What is needed:
Would you repeat the listing exactly but omit every picture?

::::

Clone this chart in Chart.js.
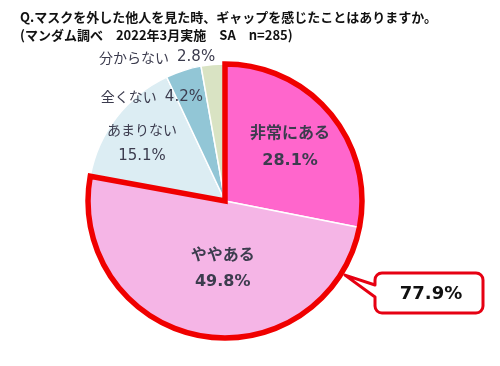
<!DOCTYPE html>
<html>
<head>
<meta charset="utf-8">
<script src="https://cdn.jsdelivr.net/npm/chart.js@4.4.1/dist/chart.umd.min.js"></script>
<style>
  html, body { margin: 0; padding: 0; background: #fff; }
  #wrap { width: 500px; height: 366px; }
</style>
</head>
<body>
<div id="wrap"><canvas id="chart" width="500" height="366"></canvas></div>
<script>
"use strict";
const titleLines = ['Q.マスクを外した他人を見た時、ギャップを感じたことはありますか。', '(マンダム調べ　2022年3月実施　SA　n=285)'];
const categories = ['非常にある', 'ややある', 'あまりない', '全くない', '分からない'];
const shares = [28.1, 49.8, 15.1, 4.2, 2.8];
const sliceColors = ['#ff66cc', '#f5b5e6', '#dcedf3', '#92c6d6', '#d9e3c3'];
const highlighted = [0, 1]; // slices inside the red outline

// where each label sits: angle from top (deg), distance as part of radius
const labelSpots = [
    { deg: 50, dist: 0.62, style: 'bold' },
    { deg: 182, dist: 0.49, style: 'bold' },
    { deg: 305, dist: 0.74, style: 'light' },
    { deg: 325, dist: 0.93, style: 'line' },
    { deg: 334.7, dist: 1.16, style: 'line' }
];
const FONT = '"Noto Sans CJK JP", "Noto Sans", sans-serif';
const NUMFONT = '"DejaVu Sans", ' + FONT;
const TEXT = '#3c3c4e';
const RED = '#f00000';

function fmt(v) { return v.toFixed(1) + '%'; }

const titlePlugin = {
    id: 'titleText',
    afterDraw(chart) {
        const ctx = chart.ctx;
        ctx.save();
        ctx.fillStyle = '#111';
        ctx.font = 'bold 13px ' + FONT;
        ctx.textBaseline = 'middle';
        ctx.textAlign = 'left';
        ctx.fillText(titleLines[0], 20, 17);
        ctx.fillText(titleLines[1], 20, 35);
        ctx.restore();
    }
};

const outlinePlugin = {
    id: 'outline',
    afterDatasetsDraw(chart) {
        const meta = chart.getDatasetMeta(0);
        const first = meta.data[highlighted[0]];
        const last = meta.data[highlighted[highlighted.length - 1]];
        const ctx = chart.ctx;
        ctx.save();
        ctx.beginPath();
        ctx.moveTo(first.x, first.y);
        ctx.arc(first.x, first.y, first.outerRadius, first.startAngle, last.endAngle);
        ctx.closePath();
        ctx.lineWidth = 5.5;
        ctx.lineJoin = 'miter';
        ctx.strokeStyle = RED;
        ctx.stroke();

        // callout with the total of the outlined slices
        let total = 0;
        highlighted.forEach(i => { total += shares[i]; });
        const tipAng = -Math.PI / 2 + 121.7 * Math.PI / 180;
        const tipR = first.outerRadius + 4;
        const tx = first.x + tipR * Math.cos(tipAng);
        const ty = first.y + tipR * Math.sin(tipAng);
        const bx = 375, by = 273, bw = 108, bh = 40, rr = 7;
        ctx.beginPath();
        ctx.moveTo(bx, by + 12);
        ctx.lineTo(tx, ty);
        ctx.lineTo(bx, by + 24);
        ctx.lineTo(bx, by + bh - rr);
        ctx.arcTo(bx, by + bh, bx + rr, by + bh, rr);
        ctx.lineTo(bx + bw - rr, by + bh);
        ctx.arcTo(bx + bw, by + bh, bx + bw, by + bh - rr, rr);
        ctx.lineTo(bx + bw, by + rr);
        ctx.arcTo(bx + bw, by, bx + bw - rr, by, rr);
        ctx.lineTo(bx + rr, by);
        ctx.arcTo(bx, by, bx, by + rr, rr);
        ctx.closePath();
        ctx.fillStyle = '#fff';
        ctx.fill();
        ctx.lineWidth = 3;
        ctx.strokeStyle = '#e60012';
        ctx.lineJoin = 'round';
        ctx.stroke();
        ctx.fillStyle = '#111';
        ctx.font = 'bold 18px ' + NUMFONT;
        ctx.textAlign = 'center';
        ctx.textBaseline = 'middle';
        ctx.fillText(fmt(total), bx + bw / 2 + 2, by + bh / 2 + 1);
        ctx.restore();
    }
};

const labelPlugin = {
    id: 'sliceLabels',
    afterDatasetsDraw(chart) {
        const meta = chart.getDatasetMeta(0);
        const ctx = chart.ctx;
        ctx.save();
        ctx.fillStyle = TEXT;
        ctx.textAlign = 'center';
        ctx.textBaseline = 'middle';
        meta.data.forEach((arc, i) => {
            const spot = labelSpots[i];
            const ang = -Math.PI / 2 + spot.deg * Math.PI / 180;
            const x = arc.x + arc.outerRadius * spot.dist * Math.cos(ang);
            const y = arc.y + arc.outerRadius * spot.dist * Math.sin(ang);
            if (spot.style === 'bold') {
                ctx.font = 'bold 16px ' + FONT;
                ctx.fillText(categories[i], x, y - 14);
                ctx.font = 'bold 16px ' + NUMFONT;
                ctx.fillText(fmt(shares[i]), x, y + 14);
            } else if (spot.style === 'light') {
                ctx.font = '14px ' + FONT;
                ctx.fillText(categories[i], x, y - 13);
                ctx.font = '15px ' + NUMFONT;
                ctx.fillText(fmt(shares[i]), x, y + 13);
            } else {
                ctx.font = '14px ' + FONT;
                const w1 = ctx.measureText(categories[i]).width;
                ctx.font = '15px ' + NUMFONT;
                const w2 = ctx.measureText(fmt(shares[i])).width;
                const gap = 8;
                const left = x - (w1 + gap + w2) / 2;
                ctx.textAlign = 'left';
                ctx.font = '14px ' + FONT;
                ctx.fillText(categories[i], left, y);
                ctx.font = '15px ' + NUMFONT;
                ctx.fillText(fmt(shares[i]), left + w1 + gap, y);
                ctx.textAlign = 'center';
            }
        });
        ctx.restore();
    }
};

new Chart(document.getElementById('chart'), {
    type: 'pie',
    data: {
        labels: categories,
        datasets: [{
            data: shares,
            backgroundColor: sliceColors,
            borderColor: '#ffffff',
            borderWidth: 1.5,
            radius: 137
        }]
    },
    options: {
        responsive: false,
        animation: false,
        layout: { padding: { left: 88, right: 138, top: 64, bottom: 28 } },
        plugins: {
            legend: { display: false },
            tooltip: { enabled: false }
        }
    },
    plugins: [outlinePlugin, labelPlugin, titlePlugin]
});
</script>
</body>
</html>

::::

Written solution:
Clone this chart in Chart.js.
<!DOCTYPE html>
<html>
<head>
<meta charset="utf-8">
<script src="https://cdn.jsdelivr.net/npm/chart.js@4.4.1/dist/chart.umd.min.js"></script>
<style>
  html, body { margin: 0; padding: 0; background: #fff; }
  #wrap { width: 500px; height: 366px; }
</style>
</head>
<body>
<div id="wrap"><canvas id="chart" width="500" height="366"></canvas></div>
<script>
"use strict";
const titleLines = ['Q.マスクを外した他人を見た時、ギャップを感じたことはありますか。', '(マンダム調べ　2022年3月実施　SA　n=285)'];
const categories = ['非常にある', 'ややある', 'あまりない', '全くない', '分からない'];
const shares = [28.1, 49.8, 15.1, 4.2, 2.8];
const sliceColors = ['#ff66cc', '#f5b5e6', '#dcedf3', '#92c6d6', '#d9e3c3'];
const highlighted = [0, 1]; // slices inside the red outline

// where each label sits: angle from top (deg), distance as part of radius
const labelSpots = [
    { deg: 50, dist: 0.62, style: 'bold' },
    { deg: 182, dist: 0.49, style: 'bold' },
    { deg: 305, dist: 0.74, style: 'light' },
    { deg: 325, dist: 0.93, style: 'line' },
    { deg: 334.7, dist: 1.16, style: 'line' }
];
const FONT = '"Noto Sans CJK JP", "Noto Sans", sans-serif';
const NUMFONT = '"DejaVu Sans", ' + FONT;
const TEXT = '#3c3c4e';
const RED = '#f00000';

function fmt(v) { return v.toFixed(1) + '%'; }

const titlePlugin = {
    id: 'titleText',
    afterDraw(chart) {
        const ctx = chart.ctx;
        ctx.save();
        ctx.fillStyle = '#111';
        ctx.font = 'bold 13px ' + FONT;
        ctx.textBaseline = 'middle';
        ctx.textAlign = 'left';
        ctx.fillText(titleLines[0], 20, 17);
        ctx.fillText(titleLines[1], 20, 35);
        ctx.restore();
    }
};

const outlinePlugin = {
    id: 'outline',
    afterDatasetsDraw(chart) {
        const meta = chart.getDatasetMeta(0);
        const first = meta.data[highlighted[0]];
        const last = meta.data[highlighted[highlighted.length - 1]];
        const ctx = chart.ctx;
        ctx.save();
        ctx.beginPath();
        ctx.moveTo(first.x, first.y);
        ctx.arc(first.x, first.y, first.outerRadius, first.startAngle, last.endAngle);
        ctx.closePath();
        ctx.lineWidth = 5.5;
        ctx.lineJoin = 'miter';
        ctx.strokeStyle = RED;
        ctx.stroke();

        // callout with the total of the outlined slices
        let total = 0;
        highlighted.forEach(i => { total += shares[i]; });
        const tipAng = -Math.PI / 2 + 121.7 * Math.PI / 180;
        const tipR = first.outerRadius + 4;
        const tx = first.x + tipR * Math.cos(tipAng);
        const ty = first.y + tipR * Math.sin(tipAng);
        const bx = 375, by = 273, bw = 108, bh = 40, rr = 7;
        ctx.beginPath();
        ctx.moveTo(bx, by + 12);
        ctx.lineTo(tx, ty);
        ctx.lineTo(bx, by + 24);
        ctx.lineTo(bx, by + bh - rr);
        ctx.arcTo(bx, by + bh, bx + rr, by + bh, rr);
        ctx.lineTo(bx + bw - rr, by + bh);
        ctx.arcTo(bx + bw, by + bh, bx + bw, by + bh - rr, rr);
        ctx.lineTo(bx + bw, by + rr);
        ctx.arcTo(bx + bw, by, bx + bw - rr, by, rr);
        ctx.lineTo(bx + rr, by);
        ctx.arcTo(bx, by, bx, by + rr, rr);
        ctx.closePath();
        ctx.fillStyle = '#fff';
        ctx.fill();
        ctx.lineWidth = 3;
        ctx.strokeStyle = '#e60012';
        ctx.lineJoin = 'round';
        ctx.stroke();
        ctx.fillStyle = '#111';
        ctx.font = 'bold 18px ' + NUMFONT;
        ctx.textAlign = 'center';
        ctx.textBaseline = 'middle';
        ctx.fillText(fmt(total), bx + bw / 2 + 2, by + bh / 2 + 1);
        ctx.restore();
    }
};

const labelPlugin = {
    id: 'sliceLabels',
    afterDatasetsDraw(chart) {
        const meta = chart.getDatasetMeta(0);
        const ctx = chart.ctx;
        ctx.save();
        ctx.fillStyle = TEXT;
        ctx.textAlign = 'center';
        ctx.textBaseline = 'middle';
        meta.data.forEach((arc, i) => {
            const spot = labelSpots[i];
            const ang = -Math.PI / 2 + spot.deg * Math.PI / 180;
            const x = arc.x + arc.outerRadius * spot.dist * Math.cos(ang);
            const y = arc.y + arc.outerRadius * spot.dist * Math.sin(ang);
            if (spot.style === 'bold') {
                ctx.font = 'bold 16px ' + FONT;
                ctx.fillText(categories[i], x, y - 14);
                ctx.font = 'bold 16px ' + NUMFONT;
                ctx.fillText(fmt(shares[i]), x, y + 14);
            } else if (spot.style === 'light') {
                ctx.font = '14px ' + FONT;
                ctx.fillText(categories[i], x, y - 13);
                ctx.font = '15px ' + NUMFONT;
                ctx.fillText(fmt(shares[i]), x, y + 13);
            } else {
                ctx.font = '14px ' + FONT;
                const w1 = ctx.measureText(categories[i]).width;
                ctx.font = '15px ' + NUMFONT;
                const w2 = ctx.measureText(fmt(shares[i])).width;
                const gap = 8;
                const left = x - (w1 + gap + w2) / 2;
                ctx.textAlign = 'left';
                ctx.font = '14px ' + FONT;
                ctx.fillText(categories[i], left, y);
                ctx.font = '15px ' + NUMFONT;
                ctx.fillText(fmt(shares[i]), left + w1 + gap, y);
                ctx.textAlign = 'center';
            }
        });
        ctx.restore();
    }
};

new Chart(document.getElementById('chart'), {
    type: 'pie',
    data: {
        labels: categories,
        datasets: [{
            data: shares,
            backgroundColor: sliceColors,
            borderColor: '#ffffff',
            borderWidth: 1.5,
            radius: 137
        }]
    },
    options: {
        responsive: false,
        animation: false,
        layout: { padding: { left: 88, right: 138, top: 64, bottom: 28 } },
        plugins: {
            legend: { display: false },
            tooltip: { enabled: false }
        }
    },
    plugins: [outlinePlugin, labelPlugin, titlePlugin]
});
</script>
</body>
</html>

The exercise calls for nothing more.